The ultimate aim of surfing often begins with a long, difficult and tiring quest for the perfect wave, but once it is found, an indescribable joy is found, Mr Sellwood says.

“There’s this incredible feeling of euphoria that you get from riding a wave, what we call ‘stoke’, that’s really what captures me I suppose,” he says.

“It’s something you can never get bored of… for someone who’s got the surfing bug, you can never get enough of it.”

One of the hardest skills to master in surfing is ‘getting barrelled’, and Mr Sellwood likens the experience to contemplative prayer.

“With contemplative prayer, you’re not saying or doing anything, it’s God that’s doing everything,” he explains.

“It’s the same when you’re getting barrelled, you’re just kind of standing there and the wave’s doing everything, you’re just being engulfed.”

“It’s almost like a time machine, the world kind of stands still, it’s really a strange sort of experience that you can never get sick of.”

The fact that the major players in the sport of surfing are man and God sets it apart from other sports, Mr Sellwood says.

“You’re in the elements, you’ve got waves breaking around you, you’ve got to be watchful,” he explains. “It forces you to live in the now, in the present moment, rather than thinking about the past, present and future.

“You might think I’m a little bit biased but I do think surfing is the best sport in the world.”

While surfing has its redeeming features, Mr Sellwood admits the sport’s not entirely squeaky clean.

“I feel that it’s so close to the ultimate rush and feeling and the ultimate kind of sport, it can be replaced as a bit of a false god,” he says.

Then there’s the culture of drugs, parties and hedonism that can accompany the sport, and the self-absorption and selfishness that it can generate in someone who can’t get enough of the ocean.

It’s something Mr Sellwood experienced in his teens, moving to WA’s south-west as soon as he finished school so he could surf every single day rather than work. Until he found a room to rent, he simply slept in his car.

“You don’t get people leaving their high-paid jobs in the world to go form little ping-pong or badminton communities where they just hang out playing ping-pong all day, but you do with surfing,” he says. “It can overtake your life if you’re not careful about it.

“I suppose I replaced God with surfing, I was looking for the ultimate and immersed myself in surfing.”

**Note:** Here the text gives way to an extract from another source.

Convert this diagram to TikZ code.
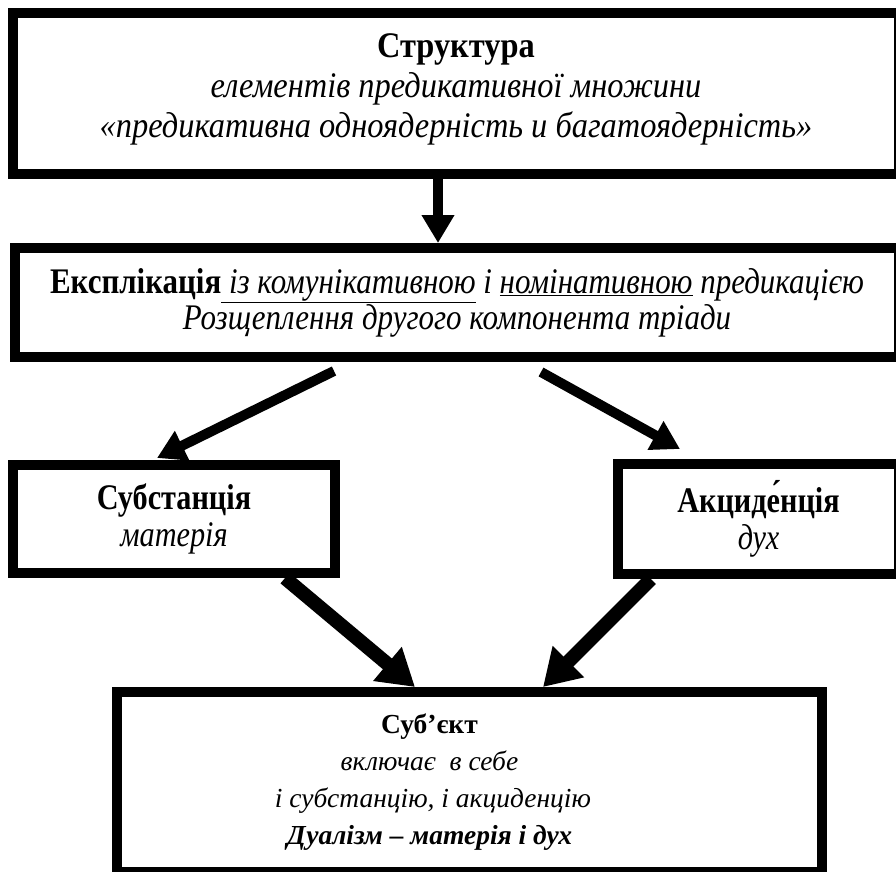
\documentclass[tikz,border=0pt]{standalone}
\usepackage{fontspec}
\setmainfont{Liberation Serif}
\newfontfamily\topfont[FakeStretch=0.9]{Liberation Serif}
\newfontfamily\narrowfont[FakeStretch=0.84]{Liberation Serif}
\newfontfamily\explfont[FakeStretch=0.86]{Liberation Serif}
\usetikzlibrary{arrows.meta, positioning}

\begin{document}
\begin{tikzpicture}[x=1pt, y=-1pt,
    % --- Styles ---
    % Style for the thick framed boxes
    box-style/.style={
        draw,
        line width=10pt,
        inner sep=0pt,
        align=center,
        font=\narrowfont\fontsize{36}{37}\selectfont
    },
    % Style for the text of the last box
    subj-text/.style={
        align=center,
        font=\fontsize{27.5}{37}\selectfont
    },
    % Style for the thinner arrows
    arrow-style/.style={
        -{Triangle[length=28pt, width=31pt]},
        line width=10pt
    },
    % Style for the fat arrows into the last box
    fat-arrow/.style={
        -{Triangle[length=36pt, width=42pt]},
        line width=14pt
    }
]
\useasboundingbox (0,0) rectangle (896,871);

% --- Node 1: Structure ---
\node[box-style, font=\topfont\fontsize{36}{40}\selectfont,
      minimum width=886pt, minimum height=161pt] (struct) at (456,93.5) {
    \textbf{Структура}\\
    \textit{елементів предикативної множини}\\
    \textit{«предикативна одноядерність и багатоядерність»}\rule[-16pt]{0pt}{16pt}
};

% --- Node 2: Explication ---
\node[box-style, font=\explfont\fontsize{36}{36}\selectfont,
      minimum width=884pt, minimum height=109pt] (expl) at (457,302.5) {
    \textbf{Експлікація}\underline{\textit{\ із комунікативною}} \textit{і} \underline{\textit{номінативною}} \textit{предикацією}\\
    \textit{Розщеплення другого компонента тріади}
};

% --- Nodes 3 and 4: Substance and Accident ---
\node[box-style, minimum width=322pt, minimum height=108pt] (subst) at (174,519) {
    \textbf{Субстанція}\\
    \textit{матерія}
};
\node[box-style, minimum width=281pt, minimum height=110pt] (accid) at (758.5,519) {
    \textbf{Акциде́нція}\\
    \textit{дух}
};

% --- Node 5: Subject (text sits left of centre) ---
\node[box-style, minimum width=705pt, minimum height=180pt,
      label={[subj-text, xshift=-40pt]center:{
        \textbf{Суб’єкт}\\
        \textit{включає\ \ в себе}\\
        \textit{\ і субстанцію, і акциденцію}\\
        \textbf{\textit{Дуалізм – матерія і дух}}}}] (subj) at (469.5,782) {};

% --- Connecting arrows ---
\draw[arrow-style] ([xshift=-18pt]struct.south) -- ([xshift=-19pt]expl.north);
\draw[arrow-style] ([xshift=-123pt, yshift=-9pt]expl.south) -- ([xshift=-17pt, yshift=2pt]subst.north);
\draw[arrow-style] ([xshift=84pt, yshift=-10pt]expl.south) -- ([xshift=-78.5pt, yshift=10pt]accid.north);
\draw[fat-arrow] ([xshift=111pt]subst.south) -- ([xshift=-54.5pt]subj.north);
\draw[fat-arrow] ([xshift=-107.5pt]accid.south) -- ([xshift=73.5pt]subj.north);

\end{tikzpicture}
\end{document}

Fortunately for Mr Sellwood, surfing inadvertently led him to Catholicism. In 1992, he attended a Christian surfers meeting because it was the only way he could go night surfing at City Beach, and then to a surf break the following day.

At the meeting, one of the Christian leaders gave Mr Sellwood a book to read in response to his challenge to prove that God existed.

Five years later, while he was watching a television show about miracles, he began thinking about God, prompting him to pick up the book and start reading.

Belief in God suddenly seemed completely reasonable, and Mr Sellwood immediately began to change his life and to pray regularly.

His own book is an attempt to reach out to today’s surfers who live the life he did in his teenage years, in the hope that they will be prompted by the wonder of the ocean to begin searching for God.

“The whole purpose of the book is to make a simple explanation of the Catholic faith, because I felt that many books are too complicated or they are not easy to read at first,” he says, adding that it’s his contribution to the New Evangelisation.

The book is now complete and will be published later this year.

Although he’s incredibly busy as a full-time religious education teacher with a large family, it seems nothing will ever force Mr Sellwood to hang up his surfboard.

“I cannot spend enough time in the sea,” he says.

“The ocean, with its aura of mystique and serenity, is powerful and seems to crystallise the very best of creation.”

But, unlike his unhealthy obsession with the sport as a teenager, now Mr Sellwood can see beyond the waves.

“The search for the perfect wave really is a search for God,” he says. “It is a search for life’s ultimate fulfilment, perfect and lasting bliss.”